The first half of that sentence seems to me factually sound. But there are two problems here. First, Ginsburg comes very close to saying that the Commission’s rationale is irrelevant. Secondly—of course the different outcomes do not evidence hostility to religion per se. Rather, the peculiar way Phillips’ case was adjudicated evidences hostility to his religion in particular. Obviously, the “love-wins” Unitarian community did not file an amicus brief in support of Masterpiece Cakeshop. Neither is Phillips alleging that the Commission’s ruling implied disapproval of Reform Jews, androgynous Episcopalians, or anglo-Buddhist hot-tubbers. In fact, the notion that a ruling against Phillips would compromise such peoples’ rights, even just in principle, involves quite a stretch of the imagination. So the Court’s decision necessarily grants “religion” a wide berth because otherwise, we persons of Sodom might have to acknowledge what religion actually is, and this here ain’t America if you can’t have your cake and eat it, too.
In any case, the comments Ginsburg is referring to are treated more seriously by the majority:
As the record shows, some of the commissioners at the Commission’s formal, public hearings endorsed the view that religious beliefs cannot legitimately be carried into the public sphere or commercial domain, disparaged Phillips’ faith as despicable and characterized it as merely rhetorical, and compared his invocation of his sincerely held religious beliefs to defenses of slavery and the Holocaust. No commissioners objected to the comments. Nor were they mentioned in the later state-court ruling or disavowed in the briefs filed here. The comments thus cast doubt on the fairness and impartiality of the Commission’s adjudication of Phillips’ case.
A lot hinges there on the word thus, and Ginsburg’s dissent sidesteps and downplays most of it. But she’s right that a carve-out is being created here for discrimination on the grounds of sexual orientation, and to that extent her dissent has greater rhetorical force and logical consistency than the majority opinion.

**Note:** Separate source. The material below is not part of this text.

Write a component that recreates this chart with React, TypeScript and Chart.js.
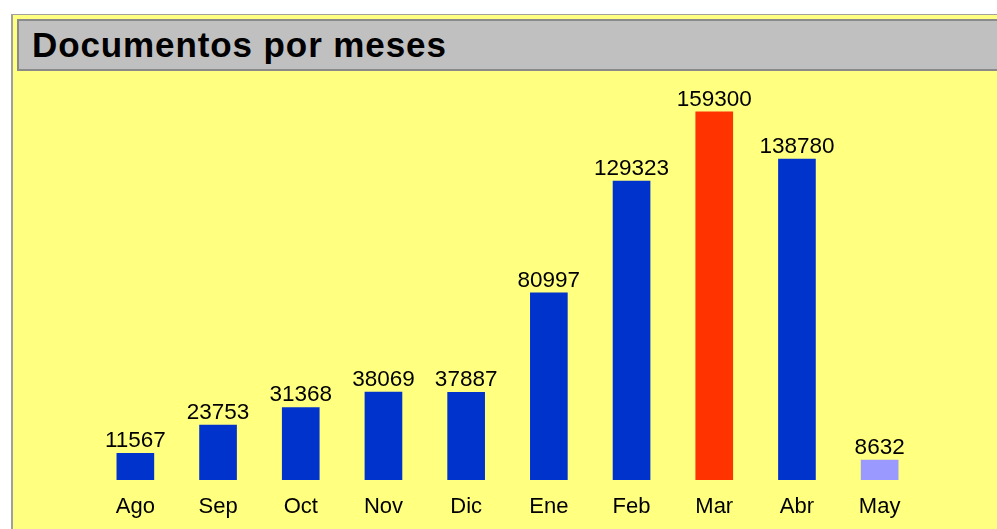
import React, { useEffect, useRef } from "react";
import { Chart, registerables } from "chart.js";

Chart.register(...registerables);

const months = ["Ago", "Sep", "Oct", "Nov", "Dic", "Ene", "Feb", "Mar", "Abr", "May"];
const documents = [11567, 23753, 31368, 38069, 37887, 80997, 129323, 159300, 138780, 8632];
const barColors = [
  "#0033cc", "#0033cc", "#0033cc", "#0033cc", "#0033cc",
  "#0033cc", "#0033cc", "#ff3300", "#0033cc", "#9999ff",
];
const title = "Documentos por meses";

const FONT = "'Liberation Sans', Arial, sans-serif";

const valueLabels = {
  id: "valueLabels",
  afterDatasetsDraw(chart: any) {
    const ctx = chart.ctx;
    const meta = chart.getDatasetMeta(0);
    ctx.save();
    ctx.font = `22.5px ${FONT}`;
    ctx.fillStyle = "#000000";
    ctx.textAlign = "center";
    ctx.textBaseline = "alphabetic";
    meta.data.forEach((bar: any, i: number) => {
      ctx.fillText(String(documents[i]), bar.x, bar.y - 6);
    });
    ctx.restore();
  },
};

export default function App() {
  const ref = useRef<HTMLCanvasElement | null>(null);

  useEffect(() => {
    if (!ref.current) return;
    const chart = new Chart(ref.current, {
      type: "bar",
      data: {
        labels: months,
        datasets: [
          {
            data: documents,
            backgroundColor: barColors,
            borderWidth: 0,
            barThickness: 37,
          },
        ],
      },
      options: {
        animation: false,
        responsive: false,
        maintainAspectRatio: false,
        layout: { padding: { left: 81, right: 76, top: 16, bottom: 0 } },
        plugins: {
          legend: { display: false },
          tooltip: { enabled: false },
          title: { display: false },
        },
        scales: {
          x: {
            grid: { display: false, drawTicks: false },
            border: { display: false },
            ticks: {
              color: "#000000",
              font: { family: FONT, size: 22 },
              padding: 14,
              maxRotation: 0,
              autoSkip: false,
            },
            afterFit: (scale: any) => {
              scale.height = 49;
            },
          },
          y: {
            display: false,
            min: 0,
            max: 170000,
          },
        },
      },
      plugins: [valueLabels],
    });
    return () => chart.destroy();
  }, []);

  return (
    <div
      style={{
        position: "fixed",
        left: 0,
        top: 0,
        width: 997,
        height: 529,
        background: "#ffffff",
        overflow: "hidden",
      }}
    >
      <div
        style={{
          position: "absolute",
          left: 11,
          top: 14,
          width: 1000,
          height: 530,
          background: "#ffff80",
          borderTop: "1px solid #a0a0a0",
          borderLeft: "2px solid #a0a0a0",
          boxSizing: "border-box",
        }}
      />
      <div
        style={{
          position: "absolute",
          left: 17,
          top: 19,
          width: 990,
          height: 52,
          background: "#c0c0c0",
          border: "2px solid #8a8a8a",
          boxSizing: "border-box",
        }}
      >
        <div
          style={{
            position: "absolute",
            left: 13,
            top: 4,
            fontFamily: FONT,
            fontWeight: "bold",
            fontSize: 35,
            letterSpacing: 0.9,
            color: "#000000",
            lineHeight: "40px",
            whiteSpace: "nowrap",
          }}
        >
          {title}
        </div>
      </div>
      <canvas
        ref={ref}
        width={984}
        height={458}
        style={{ position: "absolute", left: 13, top: 71, width: 984, height: 458 }}
      />
    </div>
  );
}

Ultimately, however, the Masterpiece decision does not merely create a carve-out for religious discrimination against gays. Rather, it creates a carve-out for religious discrimination against gays that affirms the otherwise wholesale banishment of religion from public life; an exception that proves the rule.
Colorado, the Court does not gainsay, prohibits precisely the discrimination Craig and Mullins encountered. Jack, on the other hand, suffered no service refusal on the basis of his religion or any other protected characteristic.
Again, William Jack wanted a cake with anti-homosexual Bible verses on it; three bakers refused, and were vetted by the Commission. They should no more be compelled to make him a cake than Phillips should be compelled to provide one for Craig and Mullins’ wedding. But if objection to decorating a cake with biblical verses on it—on the basis of what those verses say—isn’t “refusal on the basis of religion,” I don’t know what is. And that’s not a carve-out that will ever require defending before the Supreme Court. On the other hand, the carve-out that Masterpiece provides for is tenuous, and remains open to challenge: Jack Philips is being allowed to discriminate not on account of his sincerely held beliefs, but because those beliefs were belittled and not taken seriously prior to being rejected by the Commission.